In this thing they listened to, a brief list of ways the planet is endangered was presented. The first one was the worst, the possibility of a release of methane gas that could, within 20 years, kill off the human race and most other animals. They were kinda of upset by this.
I didn’t want to ruin the visit with my questions, but I’d never heard of this, and that made me want to find out about it. I had no opinion, other than the curiosity of why I hadn’t heard of it before. Turns out, the prediction was made by one person, who managed to get an article in the New Yorker. It was quickly countered with all the reasons why it was unlikely to really happen and the minimal science that it was based on. The things needed to be done to prevent it are the same things we need to do to prevent AGW. To me, it was irresponsible of her to present this as if it was science and to leave out so many details in the presentation.

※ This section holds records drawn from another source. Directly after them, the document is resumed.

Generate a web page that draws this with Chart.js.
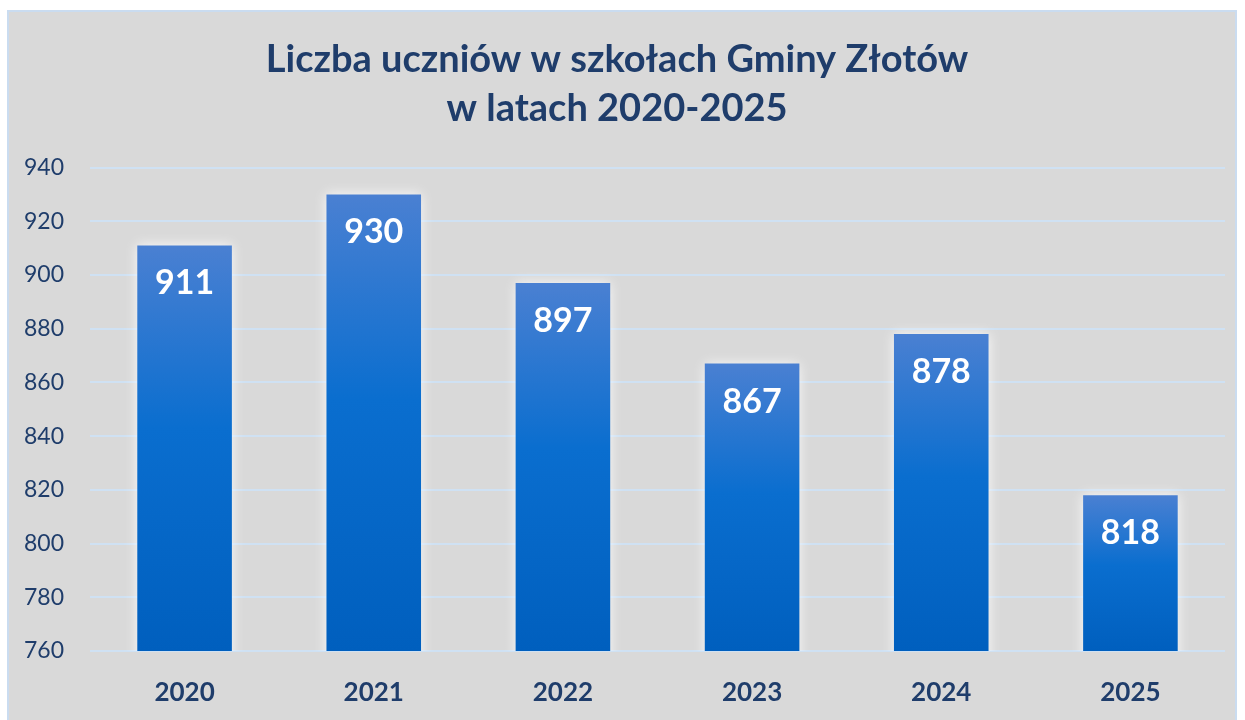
<!DOCTYPE html>
<html>
<head>
<meta charset="utf-8">
<script src="https://cdn.jsdelivr.net/npm/chart.js"></script>
<style>
  html, body { margin: 0; padding: 0; background: #ffffff; }
  #box {
    position: absolute; left: 7px; top: 10px;
    width: 1226px; height: 708px;
    background: #d9d9d9;
    border: 2px solid #cadcf0;
    border-bottom: none;
  }
  #c { display: block; }
</style>
</head>
<body>
<div id="box"><canvas id="c" width="1226" height="708"></canvas></div>
<script>
const years = ['2020', '2021', '2022', '2023', '2024', '2025'];
const students = [911, 930, 897, 867, 878, 818];
const yMin = 760;
const yMax = 940;
const yStep = 20;

const navy = '#1f3d6b';

// gradient for every bar, from its own top down to the axis
function barGradient(context) {
  const chart = context.chart;
  const area = chart.chartArea;
  if (!area || !chart.scales.y) return '#0a6ecf';
  const top = chart.scales.y.getPixelForValue(context.raw);
  const g = chart.ctx.createLinearGradient(0, top, 0, area.bottom);
  g.addColorStop(0, '#4a80d2');
  g.addColorStop(0.45, '#0a6ecf');
  g.addColorStop(1, '#005fbe');
  return g;
}

const glow = {
  id: 'glow',
  beforeDatasetsDraw(chart) {
    chart.ctx.save();
    chart.ctx.shadowColor = 'rgba(255,255,255,0.85)';
    chart.ctx.shadowBlur = 12;
  },
  afterDatasetsDraw(chart) {
    chart.ctx.restore();
  }
};

const valueLabels = {
  id: 'valueLabels',
  afterDatasetsDraw(chart) {
    const ctx = chart.ctx;
    const meta = chart.getDatasetMeta(0);
    ctx.save();
    ctx.fillStyle = '#ffffff';
    ctx.font = 'bold 34px Lato';
    ctx.textAlign = 'center';
    ctx.textBaseline = 'middle';
    meta.data.forEach((bar, i) => {
      ctx.fillText(String(students[i]), bar.x, bar.y + 38);
    });
    ctx.restore();
  }
};

new Chart(document.getElementById('c'), {
  type: 'bar',
  data: {
    labels: years,
    datasets: [{
      data: students,
      backgroundColor: barGradient,
      borderWidth: 0,
      categoryPercentage: 1,
      barPercentage: 0.5
    }]
  },
  options: {
    responsive: false,
    animation: false,
    layout: { padding: { left: 0, right: 10, top: 0, bottom: 0 } },
    plugins: {
      legend: { display: false },
      tooltip: { enabled: false },
      title: {
        display: true,
        text: ['Liczba uczniów w szkołach Gminy Złotów', 'w latach 2020-2025'],
        color: navy,
        font: { family: 'Lato', size: 38, weight: 'bold', lineHeight: 1.27 },
        padding: { top: 24, bottom: 35 }
      }
    },
    scales: {
      x: {
        grid: { display: false, drawTicks: false },
        border: { display: false },
        ticks: {
          color: navy,
          font: { family: 'Lato', size: 26, weight: 'bold' },
          padding: 26
        },
        afterFit(scale) { scale.height = 69; }
      },
      y: {
        min: yMin,
        max: yMax,
        grid: { color: '#cfe1f3', lineWidth: 2, drawTicks: false },
        border: { display: false },
        ticks: {
          stepSize: yStep,
          color: navy,
          font: { family: 'Lato', size: 23 },
          padding: 26
        },
        afterFit(scale) { scale.width = 81; }
      }
    }
  },
  plugins: [glow, valueLabels]
});
</script>
</body>
</html>
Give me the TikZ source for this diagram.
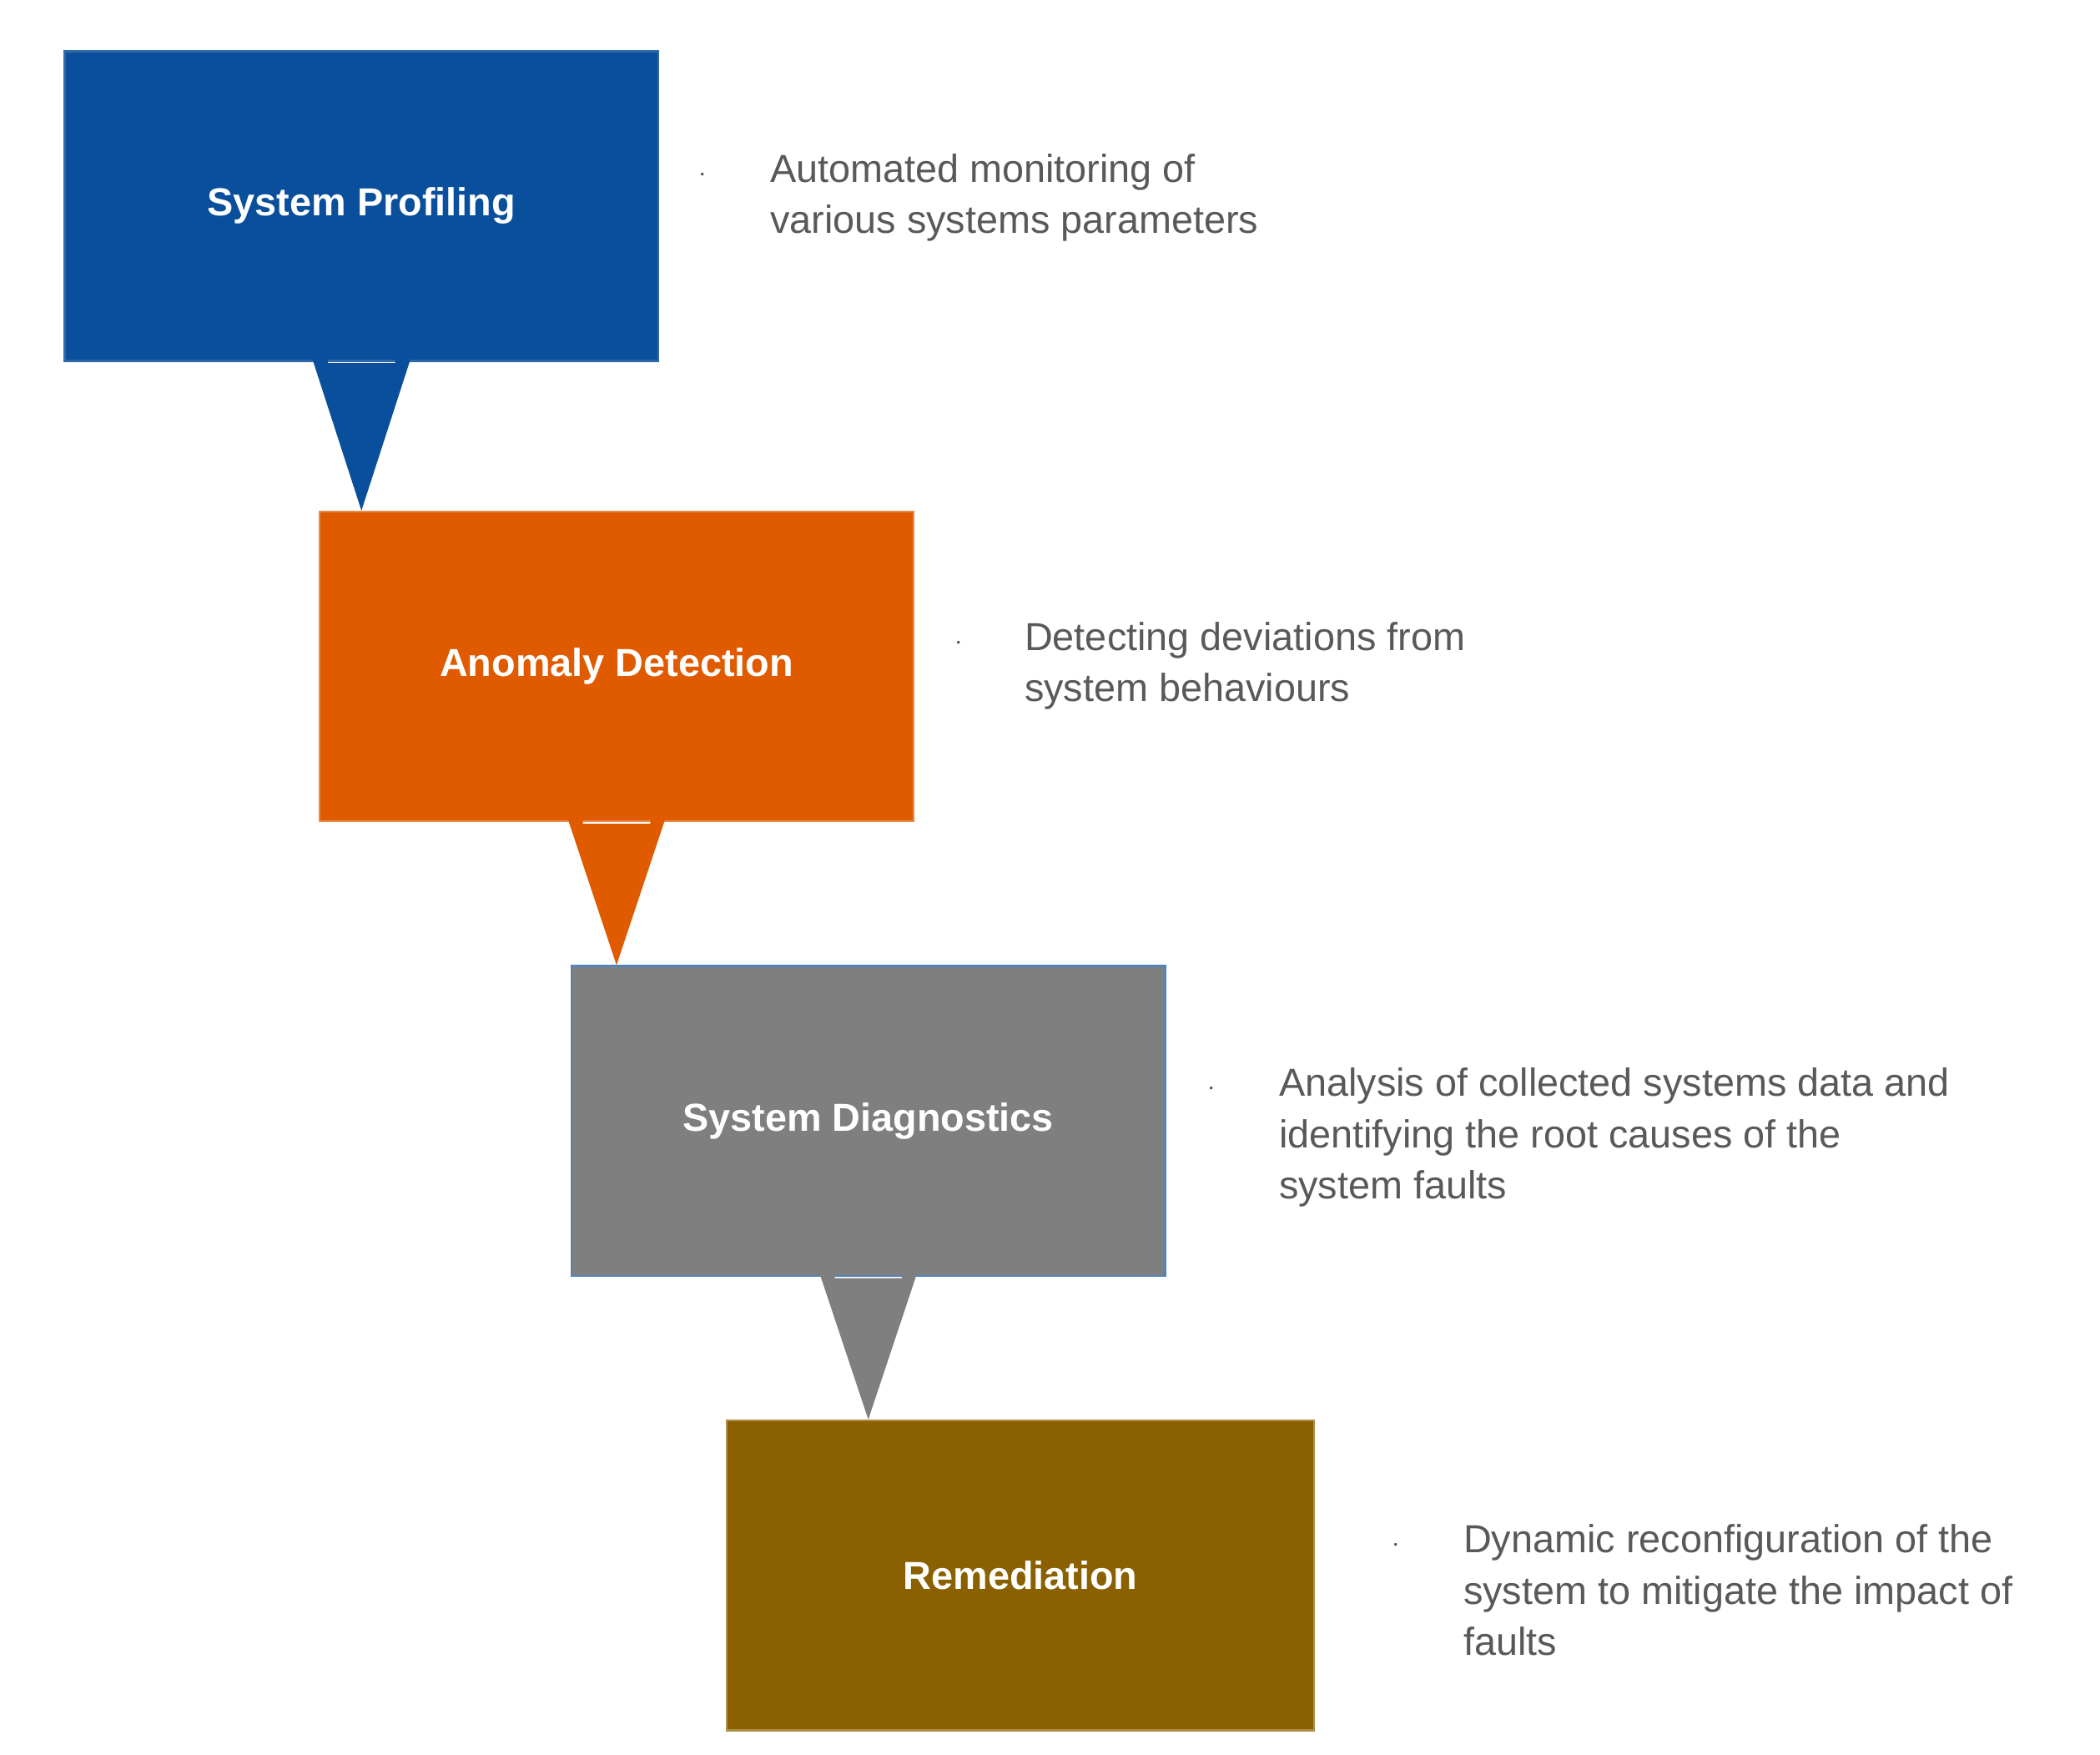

All that aside, what it’s left me wondering is, what does it take? I use this environmentalist example to show it is not a politically based question, but it is the same as people hearing something, like Dominion voting machine rigging or fake ballots being shipped in the middle of the night, of faked moon landings or whatever.
Once a premise has been accepted, information can be piled on to support it. I don’t want to call that info “facts” since they aren’t, but they look very much like other facts, if you accept the premise. Psychologically, statements of fact that counter the alternative facts just drive the person deeper into their belief. For me, it’s as simple as “I never heard of that, I’d like to know more.” I don’t how to foster that simple curiosity.